Capra reincide aquí en su estilo ágil, casi cartoonesco, muy deudor de la screwball comedy y basado en el ritmo frenético de unos diálogos en general muy brillantes. Hay que decir, sin embargo, que en el clímax de la película, que no es otro que la larga secuencia del juicio en el que tratan de desposeer a Deeds de su herencia alegando un presunto desequilibrio mental, ese ritmo se ralentiza a causa de la acumulación de testigos, necesaria para hacer más espectacular la alocución final del acusado, pero dilatada en exceso para mi gusto. Más allá de eso, el montaje es excelente, Capra hace un magnífico uso de los planos cortos de sus pareja protagonista y muestra un gran sentido del espectáculo cinematográfico en el prólogo, que muestra el accidente automovilístico, y en las transiciones compuestas por la sucesión de titulares de periódico relacionados con su admirado señor Deeds. En el encuentro con los intelectuales, un grupo de snobs que invitan a su mesa al protagonista sólo para burlarse de él, creo ver una venganza del propio Capra respecto a esos cenáculos de la cultura que les consideraban a él y a su arte como de segunda clase.
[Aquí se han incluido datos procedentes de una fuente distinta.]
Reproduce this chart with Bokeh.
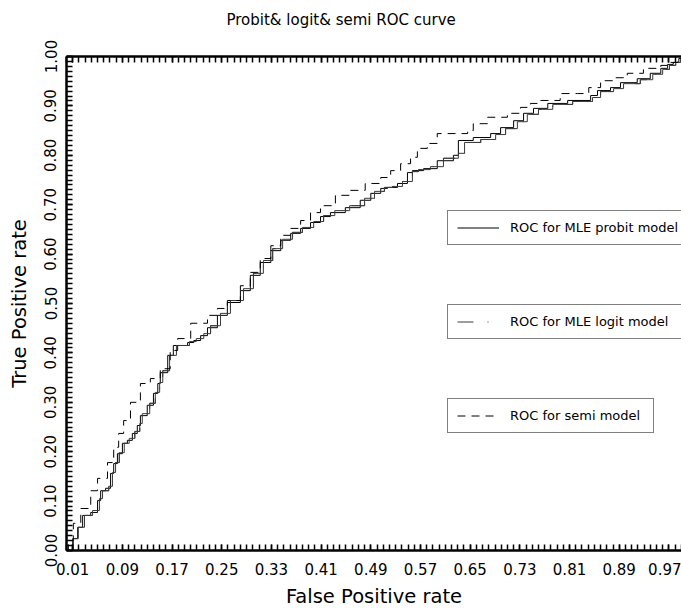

Gary Cooper, actor curtido en el western y el cine de aventuras, se integró muy bien en el universo Capra y se nos revela como un muy convincente héroe sencillo. Su gestualidad limitada casa bien con las peripecias de un personaje en perpetuo estado de pasmo ante la locura de la gran ciudad y el viscoso caldo que se cuece a su alrededor. Su química con la protagonista femenina, Jean Arthur, una actriz notable con mucho talento para la comedia, es digna de ser reseñada. La evolución del personaje de Arthur es la que Capra desea para toda América, lo que convierte a esta cínica reportera redimida por el amor de un hombre bueno en un rol-símbolo de proporciones significativas. Destacar que en esta película asistimos a uno de los mejores trabajos en la gran pantalla de un secundario de categoría como Lionel Stander, aquí en el papel del rudo hombre de confianza de Longfellow Deeds, un tipo que conoce todos los entresijos del submundo neoyorquino y ejerce de nexo entre el protagonista y su nueva realidad. El peso de los demás secundarios es más liviano, aunque es de resaltar la sobria interpretación de H.B. Warner en el papel del juez, la de Douglass Dumbrille como intrigante picapleitos y la de Walter Catlett como escritor borrachín, pero cansado del vacuo elitismo de sus colegas.
Creo que Frank Capra tiene películas mejores, pero El secreto de vivir no deja de ser muy buena, y es una perfecta representación de su forma de hacer cine.